Bella Swan Wants It: The Vampire Role Reversal

This originally appeared in the online newspaper ‘The Faster Times’ in 2012. (Since then, the online archive has dissolved but I am glad to be able to share the piece with you here.)

By Lilly Bechtel

  
Of all the vampires prowling the screen these days, the thirstiest creature of all isn’t a vampire, it’s a teenage girl. In “The Twilight Saga: Eclipse,” seventeen year old Bella pins her one hundred and four year old vampire boyfriend to the bed and finally just pleads with him. She’s sick of hearing about her soul, she’s done with fending off red-eyed armies. By this scene in the trilogy she has reached a point of desperation, and when in one of the film’s pivotal moments Edward pauses yet again, having made it only one button down on her button-down shirt, she says, wincing: “just try.”

What ever happened to count Dracula seducing a young girl in a low-cut dress somewhere in Transylvania? I guess chivalry really is dead. The twentieth century is to thank for slaying a lot of the discrimination inherent in worshiping a woman, but this attack on tradition definitely has taken some of the fun out of things. Courting a lady used to take more time than most marriages do these days, and that fact isn’t lost on Bella. “Being with me would be like breathing” Jacob the werewolf assures her, putting her hand on his brawny chest. “That’s blood and breath and warmth, Bella. That’s life.” Yet our main character is not so turned on by all that. She’s not interested in a lover who doesn’t hold for her hoops of fire, brimstone, or otherwise. She doesn’t want to be loved for who she is and what she knows but instead wrangled through a process of becoming. That’s first love, isn’t it? Vertigo, terror, head rushes, the works. So what better person to witness the job than an effeminate, old school vampire with all the time in the world? Edward offers Bella the kind of chivalry that allows her to lean out over the threshold of her own darkness, and marvel at the risk of its depth, without immediately falling. Her passion takes place on the periphery of sex, in a kind of supernatural Petri-dish perfect for teenage audiences. With Bella’s neck tilted back, Edward’s mouth an inch away from her throat, there is a definite magnetism at play but also a choice. Edward will not force Bella to marry him. He is enough of a monster to attract her, man enough to take no for an answer, and gentleman enough to make it all very difficult to decide. He is a dark knight of the highest caliber, in the most modern and classical sense, offering women and girls all over the world the best of their modern and old fashioned desires. No wonder he is a best seller.

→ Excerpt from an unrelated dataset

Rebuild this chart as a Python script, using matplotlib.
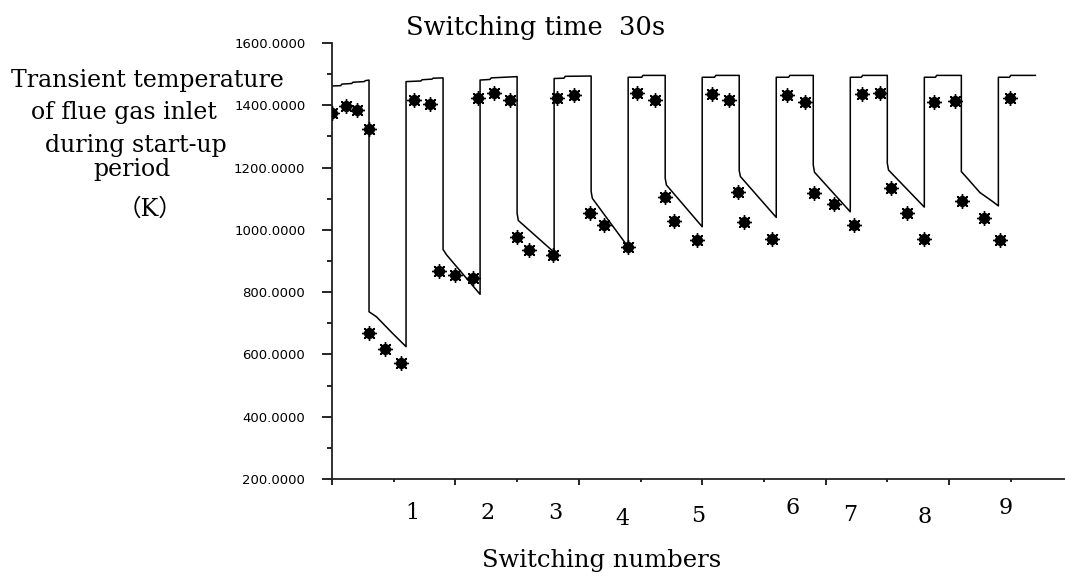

Upon first glance “Eclipse” satisfies some unfortunate cravings for entertainment: Jacob the werewolf or Edward the vampire; what’s a girl to do? Yet a vein has been struck, for lack of a better term, and the mythic quest of becoming oneself has been reborn on a twenty first century screen. In a time when young girls are facing more and more freedoms and fewer and fewer obstacles to sex, Bella’s certainty makes her an interesting heroine, not just for teenage girls and twenty somethings (like me) but my thirty something and forty something friends. When Bella pulls a vampire onto the bed, her desire for him is a result of his charm, his baggage, but mostly the risk he entails. After the good old fashioned, up-hill-both-ways path of struggle, she is sure of what she wants. Her assurance in this scene is rare in a current climate that so highly values the power of female choice, yet places a dwindling amount of importance on the taxing road to its discovery. For those of us who have followed Bella, after just a few stressful years of courting a vampire, she’s ready to sink her teeth in. She has never been so confidently herself and so wholeheartedly starved.

While the conservative, (and religious) elements in this story are not hard to find, there is an undeniable and refreshing reversal of gender roles that makes “Eclipse” a new take on an old story. And regardless of what you were hankering for, the whole thing is mixed up with just enough messy vampire politics, chic off-grey athletic gear, and Black Keys appearances on the soundtrack, to not only accommodate but thrill an enormous audience. For the time being, and perhaps forever, the old vampire myth has gone stale for the new blood army of movie goers and been usurped by a story of human thirst. It’s Dracula’s turn to lay awake at night and worry about what young girl, on fire with certainty, awaits him in his chamber.